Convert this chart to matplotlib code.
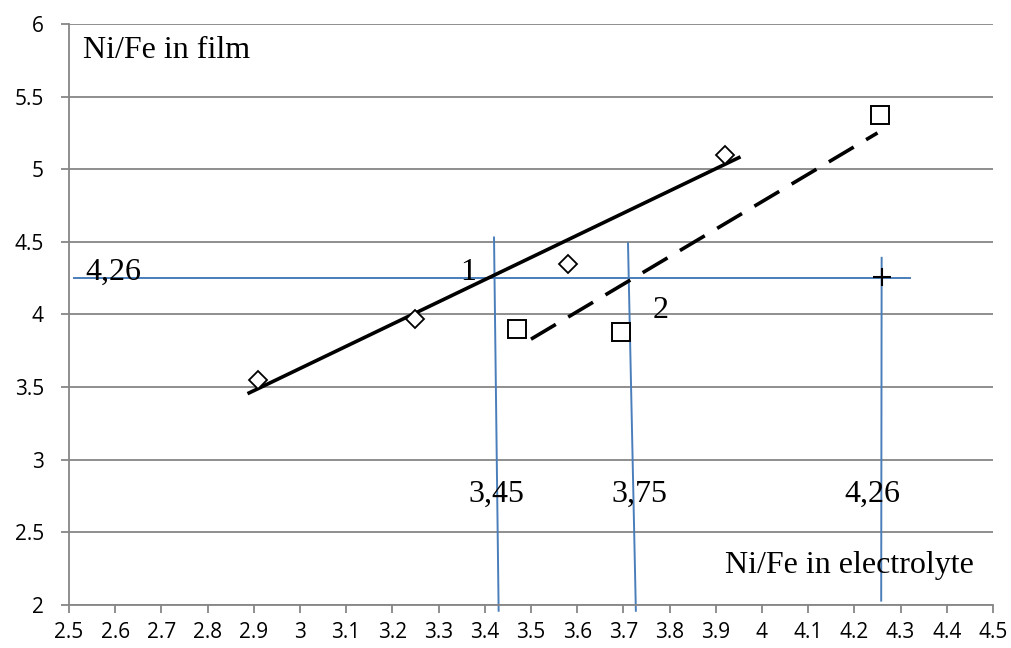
import numpy as np
import matplotlib
matplotlib.use("Agg")
import matplotlib.pyplot as plt

# data
x_curve1 = [2.91, 3.25, 3.58, 3.92]
y_curve1 = [3.55, 3.97, 4.35, 5.10]
x_curve2 = [3.47, 3.695, 4.255]
y_curve2 = [3.90, 3.88, 5.37]
fit1_x = [2.89, 3.95]
fit1_y = [3.46, 5.08]
fit2_x = [3.50, 4.25]
fit2_y = [3.83, 5.25]
target_x = [4.26]
target_y = [4.26]

# blue guide lines
hline_y = 4.25
hline_x = [2.51, 4.32]
vlines_x = [(3.42, 3.43), (3.71, 3.727), (4.259, 4.258)]
vlines_y = [(4.53, 1.96), (4.49, 1.96), (4.39, 2.03)]
guide_labels = ["3,45", "3,75", "4,26"]
guide_label_x = [3.426, 3.734, 4.238]

xticks = np.round(np.arange(2.5, 4.51, 0.1), 1)
yticks = np.arange(2, 6.01, 0.5)

serif = "Liberation Serif"
blue = "#4a7ebb"
grey = "#868686"

fig = plt.figure(figsize=(10.11, 6.48), dpi=100)
ax = fig.add_axes([0.0682, 0.0664, 0.9140, 0.8966])

ax.set_xlim(2.5, 4.5)
ax.set_ylim(2, 6)
ax.set_xticks(xticks)
ax.set_xticklabels(["{:g}".format(t) for t in xticks])
ax.set_yticks(yticks)
ax.set_yticklabels(["{:g}".format(t) for t in yticks])
for s in ["top", "right"]:
    ax.spines[s].set_visible(False)
for s in ["left", "bottom"]:
    ax.spines[s].set_color(grey)
    ax.spines[s].set_linewidth(1.3)
ax.tick_params(axis="both", colors=grey, length=6, width=1.3, labelcolor="black",
               labelsize=15, pad=6)
ax.tick_params(axis="y", pad=12)
for lab in ax.get_xticklabels() + ax.get_yticklabels():
    lab.set_family("Open Sans")
ax.yaxis.grid(True, color=grey, linewidth=1.3)
ax.set_axisbelow(True)

# guide lines
ax.plot(hline_x, [hline_y, hline_y], color=blue, lw=1.4, clip_on=False, zorder=2)
for vx, vy in zip(vlines_x, vlines_y):
    ax.plot(vx, vy, color=blue, lw=1.4, clip_on=False, zorder=2)

# fits
ax.plot(fit1_x, fit1_y, color="black", lw=2.6, zorder=3)
ax.plot(fit2_x, fit2_y, color="black", lw=2.6, dashes=(8, 4), zorder=3)

# points
ax.plot(x_curve1, y_curve1, "D", ms=9.5, mfc="white", mec="black", mew=1.3, ls="none", zorder=4)
ax.plot(x_curve2, y_curve2, "s", ms=13, mfc="white", mec="black", mew=1.4, ls="none", zorder=4)
ax.plot(target_x, target_y, "+", ms=13, color="black", mew=1.5, zorder=4)

# texts
fs = 23
ax.text(2.53, 5.82, "Ni/Fe in film", family=serif, fontsize=fs, va="center", ha="left")
ax.text(3.92, 2.27, "Ni/Fe in electrolyte", family=serif, fontsize=fs, va="center", ha="left")
ax.text(2.535, 4.29, "4,26", family=serif, fontsize=fs, va="center", ha="left")
ax.text(3.364, 4.29, "1", family=serif, fontsize=fs, va="center", ha="center")
ax.text(3.781, 4.03, "2", family=serif, fontsize=fs, va="center", ha="center")
for lx, lab in zip(guide_label_x, guide_labels):
    ax.text(lx, 2.76, lab, family=serif, fontsize=fs, va="center", ha="center")

plt.savefig("out.png", dpi=100)
plt.close()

☆ ☆ ☆

[Task goal]: Among the lines of the material, find those that hold the word "matplotlib" and copy them.

[Result of this task]:
Convert this chart to matplotlib code.
import matplotlib
matplotlib.use("Agg")
import matplotlib.pyplot as plt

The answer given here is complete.